Requirement:
Pictures stay out of this copy, which runs from the first line of the material through the line containing "const y = d3.scaleLinear().domain([0, 2.5]).range([height, 0]);".

Data extract:
________

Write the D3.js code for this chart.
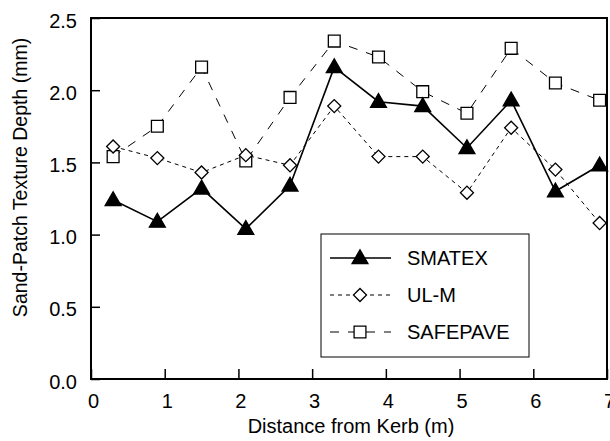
<!DOCTYPE html>
<html lang="en">
<head>
  <meta charset="UTF-8">
  <title>Sand-Patch Texture Depth</title>
  <script src="https://d3js.org/d3.v7.min.js"></script>
  <style>
    body { margin: 0; background: white; }
    svg { display: block; font-family: 'Liberation Sans', Arial, sans-serif; }
    .tick text { font-size: 20px; fill: black; }
  </style>
</head>
<body>
  <svg id="chart" width="610" height="441"></svg>

  <script>
    // distance from kerb (m)
    const distance = [0.3, 0.9, 1.5, 2.1, 2.7, 3.3, 3.9, 4.5, 5.1, 5.7, 6.3, 6.9];
    const smatex   = [1.24, 1.09, 1.32, 1.04, 1.34, 2.16, 1.92, 1.89, 1.60, 1.93, 1.30, 1.48];
    const ulm      = [1.61, 1.53, 1.43, 1.55, 1.48, 1.89, 1.54, 1.54, 1.29, 1.74, 1.45, 1.08];
    const safepave = [1.54, 1.75, 2.16, 1.51, 1.95, 2.34, 2.23, 1.99, 1.84, 2.29, 2.05, 1.93];
    const xTicks = [0, 1, 2, 3, 4, 5, 6, 7];
    const yTicks = [0, 0.5, 1.0, 1.5, 2.0, 2.5];

    const series = [
      { name: "SMATEX", values: smatex, dash: null, width: 1.6, symbol: "triangle" },
      { name: "UL-M", values: ulm, dash: "4,4", width: 1, symbol: "diamond" },
      { name: "SAFEPAVE", values: safepave, dash: "9,9", width: 1, symbol: "square" }
    ];

    const svg = d3.select("#chart");
    const margin = { top: 18, right: 3, bottom: 62, left: 91 };
    const width = 610 - margin.left - margin.right;
    const height = 441 - margin.top - margin.bottom;
    const g = svg.append("g").attr("transform", `translate(${margin.left},${margin.top})`);

    const x = d3.scaleLinear().domain([0, 7]).range([0, width]);
    const y = d3.scaleLinear().domain([0, 2.5]).range([height, 0]);

    const xAxis = g.append("g")
      .attr("transform", `translate(0,${height})`)
      .call(d3.axisBottom(x).tickValues(xTicks).tickFormat(d3.format("d")).tickSize(-10).tickPadding(15));
    xAxis.select(".domain").remove();
    xAxis.selectAll(".tick line").attr("stroke", "black").attr("stroke-width", 1.5);
    xAxis.selectAll(".tick text").attr("dx", "0.1em");

    const yAxis = g.append("g")
      .call(d3.axisLeft(y).tickValues(yTicks).tickFormat(d3.format(".1f")).tickSize(-9).tickPadding(14));
    yAxis.select(".domain").remove();
    yAxis.selectAll(".tick line").attr("stroke", "black").attr("stroke-width", 1.5);
    yAxis.selectAll(".tick text").attr("dy", "0.45em");

    // frame
    g.append("rect")
      .attr("width", width).attr("height", height)
      .attr("fill", "none").attr("stroke", "black").attr("stroke-width", 2);

    // axis titles
    svg.append("text")
      .attr("x", margin.left + x(3.5) + 2).attr("y", 433)
      .attr("text-anchor", "middle").attr("font-size", 20)
      .text("Distance from Kerb (m)");
    svg.append("text")
      .attr("transform", `translate(27,${(40 + 315) / 2}) rotate(-90)`)
      .attr("text-anchor", "middle").attr("font-size", 19.5)
      .text("Sand-Patch Texture Depth (mm)");

    const symbols = {
      triangle: { type: d3.symbolTriangle, size: 110, fill: "black" },
      diamond: { type: d3.symbolSquare, size: 85, fill: "white", rotate: 45 },
      square: { type: d3.symbolSquare, size: 140, fill: "white" }
    };

    function drawMarker(sel, s, cx, cy) {
      const m = symbols[s.symbol];
      sel.append("path")
        .attr("d", d3.symbol().type(m.type).size(m.size)())
        .attr("transform", `translate(${cx},${cy})` + (m.rotate ? ` rotate(${m.rotate})` : "") + (s.symbol === "triangle" ? " translate(0,1)" : ""))
        .attr("fill", m.fill)
        .attr("stroke", "black")
        .attr("stroke-width", 1.3);
    }

    const line = d3.line().x((d, i) => x(distance[i])).y(d => y(d));

    series.forEach(s => {
      g.append("path")
        .datum(s.values)
        .attr("fill", "none")
        .attr("stroke", "black")
        .attr("stroke-width", s.width)
        .attr("stroke-dasharray", s.dash)
        .attr("d", line);
    });

    [series[2], series[1], series[0]].forEach(s => {
      const mg = g.append("g");
      s.values.forEach((v, i) => drawMarker(mg, s, x(distance[i]), y(v)));
    });

    // legend
    const lg = svg.append("g");
    lg.append("rect")
      .attr("x", 321).attr("y", 234).attr("width", 208).attr("height", 123)
      .attr("fill", "white").attr("stroke", "black").attr("stroke-width", 1);
    series.forEach((s, i) => {
      const ly = 258 + i * 37;
      lg.append("line")
        .attr("x1", 330).attr("x2", 391).attr("y1", ly).attr("y2", ly)
        .attr("stroke", "black").attr("stroke-width", s.width)
        .attr("stroke-dasharray", s.dash);
      drawMarker(lg, s, 360, ly);
      lg.append("text")
        .attr("x", 407).attr("y", ly + 7)
        .attr("font-size", 20)
        .text(s.name);
    });
  </script>
</body>
</html>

________

Written reply:
Write the D3.js code for this chart.
<!DOCTYPE html>
<html lang="en">
<head>
  <meta charset="UTF-8">
  <title>Sand-Patch Texture Depth</title>
  <script src="https://d3js.org/d3.v7.min.js"></script>
  <style>
    body { margin: 0; background: white; }
    svg { display: block; font-family: 'Liberation Sans', Arial, sans-serif; }
    .tick text { font-size: 20px; fill: black; }
  </style>
</head>
<body>
  <svg id="chart" width="610" height="441"></svg>

  <script>
    // distance from kerb (m)
    const distance = [0.3, 0.9, 1.5, 2.1, 2.7, 3.3, 3.9, 4.5, 5.1, 5.7, 6.3, 6.9];
    const smatex   = [1.24, 1.09, 1.32, 1.04, 1.34, 2.16, 1.92, 1.89, 1.60, 1.93, 1.30, 1.48];
    const ulm      = [1.61, 1.53, 1.43, 1.55, 1.48, 1.89, 1.54, 1.54, 1.29, 1.74, 1.45, 1.08];
    const safepave = [1.54, 1.75, 2.16, 1.51, 1.95, 2.34, 2.23, 1.99, 1.84, 2.29, 2.05, 1.93];
    const xTicks = [0, 1, 2, 3, 4, 5, 6, 7];
    const yTicks = [0, 0.5, 1.0, 1.5, 2.0, 2.5];

    const series = [
      { name: "SMATEX", values: smatex, dash: null, width: 1.6, symbol: "triangle" },
      { name: "UL-M", values: ulm, dash: "4,4", width: 1, symbol: "diamond" },
      { name: "SAFEPAVE", values: safepave, dash: "9,9", width: 1, symbol: "square" }
    ];

    const svg = d3.select("#chart");
    const margin = { top: 18, right: 3, bottom: 62, left: 91 };
    const width = 610 - margin.left - margin.right;
    const height = 441 - margin.top - margin.bottom;
    const g = svg.append("g").attr("transform", `translate(${margin.left},${margin.top})`);

    const x = d3.scaleLinear().domain([0, 7]).range([0, width]);
    const y = d3.scaleLinear().domain([0, 2.5]).range([height, 0]);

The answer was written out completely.